_Work required_. Repeat verbatim the lines from the one containing "Write a component" to the one containing "import * as d3 from 'd3'", ends included, minus any pictures.
[START OF Dataset entries]
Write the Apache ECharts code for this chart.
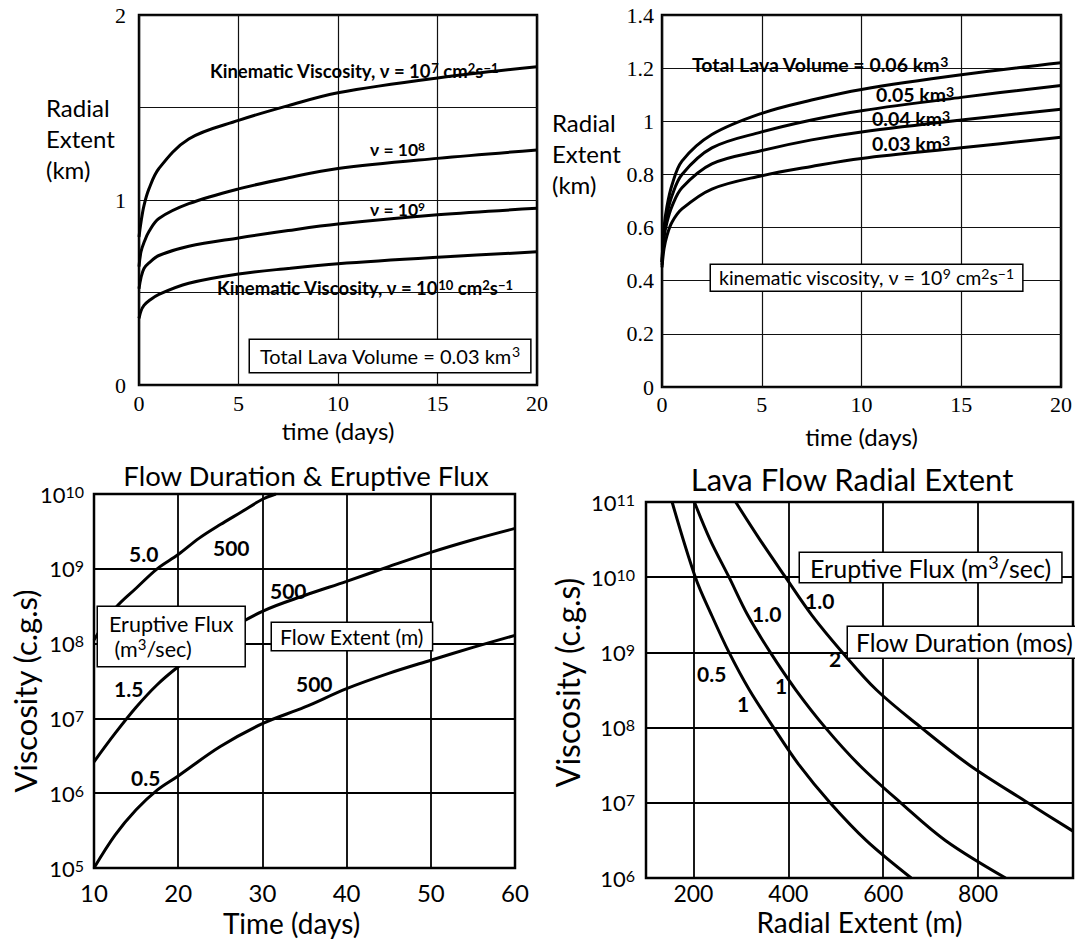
[END OF Dataset entries]
[START OF Dataset entries]
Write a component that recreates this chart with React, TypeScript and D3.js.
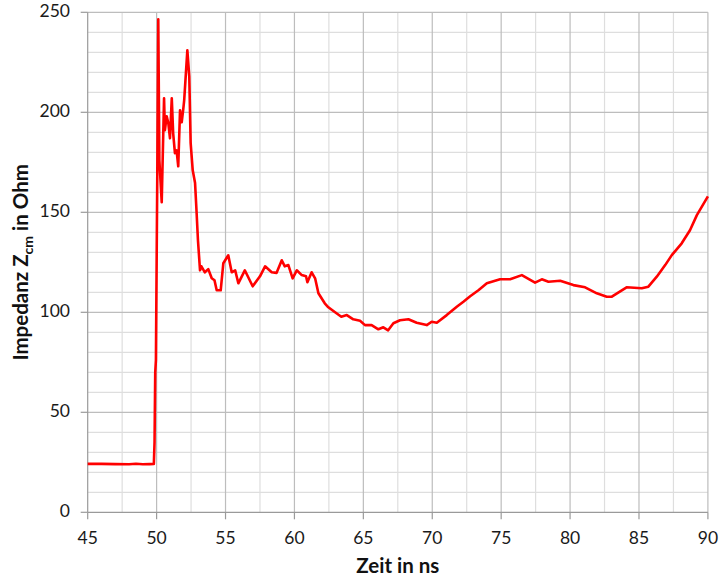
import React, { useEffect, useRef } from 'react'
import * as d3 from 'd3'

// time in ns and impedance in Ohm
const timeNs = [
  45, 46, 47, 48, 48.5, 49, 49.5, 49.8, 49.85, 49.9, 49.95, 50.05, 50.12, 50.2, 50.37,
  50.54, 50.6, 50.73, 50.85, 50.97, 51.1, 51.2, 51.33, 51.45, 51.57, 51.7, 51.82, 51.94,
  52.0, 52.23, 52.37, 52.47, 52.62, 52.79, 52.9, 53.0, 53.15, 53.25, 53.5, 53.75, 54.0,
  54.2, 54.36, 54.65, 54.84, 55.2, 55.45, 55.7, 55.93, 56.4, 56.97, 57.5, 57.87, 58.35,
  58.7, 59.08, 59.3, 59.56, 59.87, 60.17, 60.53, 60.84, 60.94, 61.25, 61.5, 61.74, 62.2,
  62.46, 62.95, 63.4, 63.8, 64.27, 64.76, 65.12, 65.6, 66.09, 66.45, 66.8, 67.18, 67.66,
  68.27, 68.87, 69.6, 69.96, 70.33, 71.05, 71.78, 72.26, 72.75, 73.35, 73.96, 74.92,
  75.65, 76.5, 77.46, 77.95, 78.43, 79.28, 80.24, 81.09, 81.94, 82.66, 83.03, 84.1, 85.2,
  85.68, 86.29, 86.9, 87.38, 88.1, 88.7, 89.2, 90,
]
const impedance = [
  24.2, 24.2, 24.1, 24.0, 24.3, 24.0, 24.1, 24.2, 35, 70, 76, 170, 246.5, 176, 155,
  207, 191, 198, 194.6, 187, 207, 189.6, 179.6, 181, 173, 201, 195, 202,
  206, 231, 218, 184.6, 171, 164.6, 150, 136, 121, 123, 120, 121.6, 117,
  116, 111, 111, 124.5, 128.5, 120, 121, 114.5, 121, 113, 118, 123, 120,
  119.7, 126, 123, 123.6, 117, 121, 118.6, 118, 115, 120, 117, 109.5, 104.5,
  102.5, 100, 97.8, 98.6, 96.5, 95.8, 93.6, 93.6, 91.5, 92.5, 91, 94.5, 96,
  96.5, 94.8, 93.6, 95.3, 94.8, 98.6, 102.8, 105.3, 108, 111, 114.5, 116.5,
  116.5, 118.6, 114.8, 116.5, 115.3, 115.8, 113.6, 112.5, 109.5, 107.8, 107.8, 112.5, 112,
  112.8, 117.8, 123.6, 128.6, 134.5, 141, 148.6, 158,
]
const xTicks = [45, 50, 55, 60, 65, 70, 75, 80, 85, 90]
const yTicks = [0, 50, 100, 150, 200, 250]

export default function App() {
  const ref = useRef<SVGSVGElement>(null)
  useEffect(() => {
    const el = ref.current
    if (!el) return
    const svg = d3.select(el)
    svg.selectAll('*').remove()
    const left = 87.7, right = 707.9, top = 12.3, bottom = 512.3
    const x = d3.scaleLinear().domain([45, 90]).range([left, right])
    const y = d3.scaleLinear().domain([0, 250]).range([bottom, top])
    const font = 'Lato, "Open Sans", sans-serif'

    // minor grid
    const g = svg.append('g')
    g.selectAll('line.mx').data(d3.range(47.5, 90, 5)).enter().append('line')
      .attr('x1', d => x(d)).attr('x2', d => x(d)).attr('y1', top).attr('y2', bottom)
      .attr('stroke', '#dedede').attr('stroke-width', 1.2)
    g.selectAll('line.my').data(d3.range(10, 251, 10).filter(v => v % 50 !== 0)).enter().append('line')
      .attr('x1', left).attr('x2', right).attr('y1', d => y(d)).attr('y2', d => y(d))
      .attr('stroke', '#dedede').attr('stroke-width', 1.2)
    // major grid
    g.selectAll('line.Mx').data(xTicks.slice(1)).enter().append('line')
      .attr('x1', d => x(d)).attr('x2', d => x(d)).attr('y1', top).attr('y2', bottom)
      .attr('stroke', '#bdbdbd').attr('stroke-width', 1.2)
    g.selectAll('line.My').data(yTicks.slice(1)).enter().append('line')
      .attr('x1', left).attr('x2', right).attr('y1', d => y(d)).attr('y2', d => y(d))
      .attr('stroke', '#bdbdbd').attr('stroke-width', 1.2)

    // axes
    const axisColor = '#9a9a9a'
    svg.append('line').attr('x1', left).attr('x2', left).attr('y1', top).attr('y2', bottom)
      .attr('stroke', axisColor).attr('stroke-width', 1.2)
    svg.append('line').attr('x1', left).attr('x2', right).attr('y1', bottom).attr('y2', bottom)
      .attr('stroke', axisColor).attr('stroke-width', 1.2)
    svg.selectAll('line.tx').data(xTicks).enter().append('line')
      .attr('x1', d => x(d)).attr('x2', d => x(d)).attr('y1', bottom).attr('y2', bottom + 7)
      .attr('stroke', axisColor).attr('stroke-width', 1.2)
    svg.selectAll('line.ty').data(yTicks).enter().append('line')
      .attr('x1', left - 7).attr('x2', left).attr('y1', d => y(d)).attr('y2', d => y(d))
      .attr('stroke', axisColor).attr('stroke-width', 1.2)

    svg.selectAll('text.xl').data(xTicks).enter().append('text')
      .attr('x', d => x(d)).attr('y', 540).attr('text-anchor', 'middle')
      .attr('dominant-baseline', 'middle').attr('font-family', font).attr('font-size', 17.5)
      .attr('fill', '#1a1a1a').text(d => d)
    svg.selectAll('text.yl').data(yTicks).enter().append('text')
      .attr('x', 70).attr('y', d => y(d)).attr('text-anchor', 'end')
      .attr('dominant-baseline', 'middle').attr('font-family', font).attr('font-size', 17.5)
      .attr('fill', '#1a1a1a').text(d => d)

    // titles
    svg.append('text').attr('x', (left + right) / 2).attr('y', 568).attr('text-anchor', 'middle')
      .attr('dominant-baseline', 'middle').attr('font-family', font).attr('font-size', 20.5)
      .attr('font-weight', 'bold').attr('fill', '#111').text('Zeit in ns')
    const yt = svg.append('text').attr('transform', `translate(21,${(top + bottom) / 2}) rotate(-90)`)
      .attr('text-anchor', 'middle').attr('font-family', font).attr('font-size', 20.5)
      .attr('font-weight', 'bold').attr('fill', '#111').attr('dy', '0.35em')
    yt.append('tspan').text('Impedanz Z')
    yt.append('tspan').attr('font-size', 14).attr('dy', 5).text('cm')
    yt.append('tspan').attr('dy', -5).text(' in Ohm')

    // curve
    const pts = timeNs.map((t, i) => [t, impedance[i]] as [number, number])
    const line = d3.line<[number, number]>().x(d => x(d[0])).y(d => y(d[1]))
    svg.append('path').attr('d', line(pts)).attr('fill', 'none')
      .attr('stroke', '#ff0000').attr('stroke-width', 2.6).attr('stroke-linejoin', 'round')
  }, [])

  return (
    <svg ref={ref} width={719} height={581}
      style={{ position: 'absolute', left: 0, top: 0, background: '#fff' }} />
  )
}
[END OF Dataset entries]
[START OF Dataset entries]
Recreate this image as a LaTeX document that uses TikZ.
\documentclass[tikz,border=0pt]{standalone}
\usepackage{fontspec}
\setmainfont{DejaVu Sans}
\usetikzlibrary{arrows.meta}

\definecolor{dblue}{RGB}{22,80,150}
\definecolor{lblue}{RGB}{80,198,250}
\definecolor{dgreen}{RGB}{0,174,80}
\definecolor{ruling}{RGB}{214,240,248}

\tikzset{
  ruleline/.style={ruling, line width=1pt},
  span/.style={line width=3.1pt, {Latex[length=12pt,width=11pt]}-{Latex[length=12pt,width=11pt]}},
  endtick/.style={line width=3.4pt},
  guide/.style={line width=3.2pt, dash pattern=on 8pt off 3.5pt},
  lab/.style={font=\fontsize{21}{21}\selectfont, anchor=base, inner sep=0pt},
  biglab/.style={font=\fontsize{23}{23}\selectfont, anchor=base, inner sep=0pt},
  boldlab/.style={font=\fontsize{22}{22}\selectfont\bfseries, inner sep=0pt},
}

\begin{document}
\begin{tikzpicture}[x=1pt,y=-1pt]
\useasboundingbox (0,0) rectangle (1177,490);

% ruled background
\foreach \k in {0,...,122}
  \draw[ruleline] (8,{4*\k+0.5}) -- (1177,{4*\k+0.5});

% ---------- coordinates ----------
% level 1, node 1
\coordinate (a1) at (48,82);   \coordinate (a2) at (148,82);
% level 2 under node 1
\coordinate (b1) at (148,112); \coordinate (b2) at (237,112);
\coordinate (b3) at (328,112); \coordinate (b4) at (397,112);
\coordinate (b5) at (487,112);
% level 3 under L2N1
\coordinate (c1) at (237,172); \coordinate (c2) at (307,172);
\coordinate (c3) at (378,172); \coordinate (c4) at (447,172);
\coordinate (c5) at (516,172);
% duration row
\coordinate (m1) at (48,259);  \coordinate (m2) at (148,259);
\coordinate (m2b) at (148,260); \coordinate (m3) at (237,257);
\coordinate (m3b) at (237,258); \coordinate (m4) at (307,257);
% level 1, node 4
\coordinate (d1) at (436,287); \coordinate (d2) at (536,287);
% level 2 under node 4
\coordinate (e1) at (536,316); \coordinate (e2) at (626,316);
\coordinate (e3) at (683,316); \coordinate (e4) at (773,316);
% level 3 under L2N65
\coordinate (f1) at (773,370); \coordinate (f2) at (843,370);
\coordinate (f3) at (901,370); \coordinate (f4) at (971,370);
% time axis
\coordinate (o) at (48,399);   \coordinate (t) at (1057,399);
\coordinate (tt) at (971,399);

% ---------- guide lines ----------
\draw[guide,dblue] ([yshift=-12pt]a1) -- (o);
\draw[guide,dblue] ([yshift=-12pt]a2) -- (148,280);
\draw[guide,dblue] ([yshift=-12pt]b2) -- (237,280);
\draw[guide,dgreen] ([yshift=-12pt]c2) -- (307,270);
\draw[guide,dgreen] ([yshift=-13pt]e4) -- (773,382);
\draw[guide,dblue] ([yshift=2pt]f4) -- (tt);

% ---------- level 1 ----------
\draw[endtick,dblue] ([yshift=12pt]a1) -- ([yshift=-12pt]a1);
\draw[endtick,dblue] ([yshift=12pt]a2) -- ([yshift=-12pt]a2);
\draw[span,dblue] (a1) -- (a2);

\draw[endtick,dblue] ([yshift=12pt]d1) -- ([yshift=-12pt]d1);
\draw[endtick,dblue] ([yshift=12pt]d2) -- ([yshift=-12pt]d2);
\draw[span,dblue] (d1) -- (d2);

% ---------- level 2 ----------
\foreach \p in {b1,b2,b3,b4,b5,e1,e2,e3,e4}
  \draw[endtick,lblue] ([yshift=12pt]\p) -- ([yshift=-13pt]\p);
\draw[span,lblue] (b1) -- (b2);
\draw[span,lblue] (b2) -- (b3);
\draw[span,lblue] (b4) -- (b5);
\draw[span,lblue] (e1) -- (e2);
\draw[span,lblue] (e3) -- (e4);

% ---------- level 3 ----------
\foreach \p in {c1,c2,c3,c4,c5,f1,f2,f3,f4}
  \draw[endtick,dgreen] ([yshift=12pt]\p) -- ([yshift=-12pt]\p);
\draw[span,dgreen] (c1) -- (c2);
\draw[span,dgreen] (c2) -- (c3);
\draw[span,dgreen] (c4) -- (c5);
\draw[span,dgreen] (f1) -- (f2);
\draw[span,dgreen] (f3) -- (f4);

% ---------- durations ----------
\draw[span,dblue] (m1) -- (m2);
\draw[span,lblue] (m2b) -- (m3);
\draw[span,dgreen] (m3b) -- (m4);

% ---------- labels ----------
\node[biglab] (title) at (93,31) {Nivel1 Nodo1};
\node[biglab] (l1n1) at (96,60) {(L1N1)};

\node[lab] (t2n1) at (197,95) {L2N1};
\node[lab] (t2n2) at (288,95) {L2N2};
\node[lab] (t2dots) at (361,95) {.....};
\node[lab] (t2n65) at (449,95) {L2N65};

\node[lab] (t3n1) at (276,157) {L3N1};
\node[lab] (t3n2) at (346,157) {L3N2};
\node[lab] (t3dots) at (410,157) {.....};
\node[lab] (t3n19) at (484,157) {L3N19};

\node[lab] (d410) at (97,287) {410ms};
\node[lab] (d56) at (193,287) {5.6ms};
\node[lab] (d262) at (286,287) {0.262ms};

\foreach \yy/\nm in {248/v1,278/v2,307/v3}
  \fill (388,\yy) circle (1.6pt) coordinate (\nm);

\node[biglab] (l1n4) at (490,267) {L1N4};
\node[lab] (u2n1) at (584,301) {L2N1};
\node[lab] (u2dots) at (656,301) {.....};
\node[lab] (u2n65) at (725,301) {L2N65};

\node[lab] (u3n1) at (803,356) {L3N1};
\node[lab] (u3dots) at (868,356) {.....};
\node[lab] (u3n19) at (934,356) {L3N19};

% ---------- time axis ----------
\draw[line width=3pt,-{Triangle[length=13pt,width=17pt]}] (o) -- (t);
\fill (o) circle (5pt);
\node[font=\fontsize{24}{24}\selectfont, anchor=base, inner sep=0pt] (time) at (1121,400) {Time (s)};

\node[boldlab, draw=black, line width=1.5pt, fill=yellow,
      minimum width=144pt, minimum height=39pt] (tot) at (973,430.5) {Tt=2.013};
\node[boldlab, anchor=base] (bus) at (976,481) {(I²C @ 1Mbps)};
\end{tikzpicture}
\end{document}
[END OF Dataset entries]
_Answer in full_.
Write a component that recreates this chart with React, TypeScript and D3.js.
import React, { useEffect, useRef } from 'react'
import * as d3 from 'd3'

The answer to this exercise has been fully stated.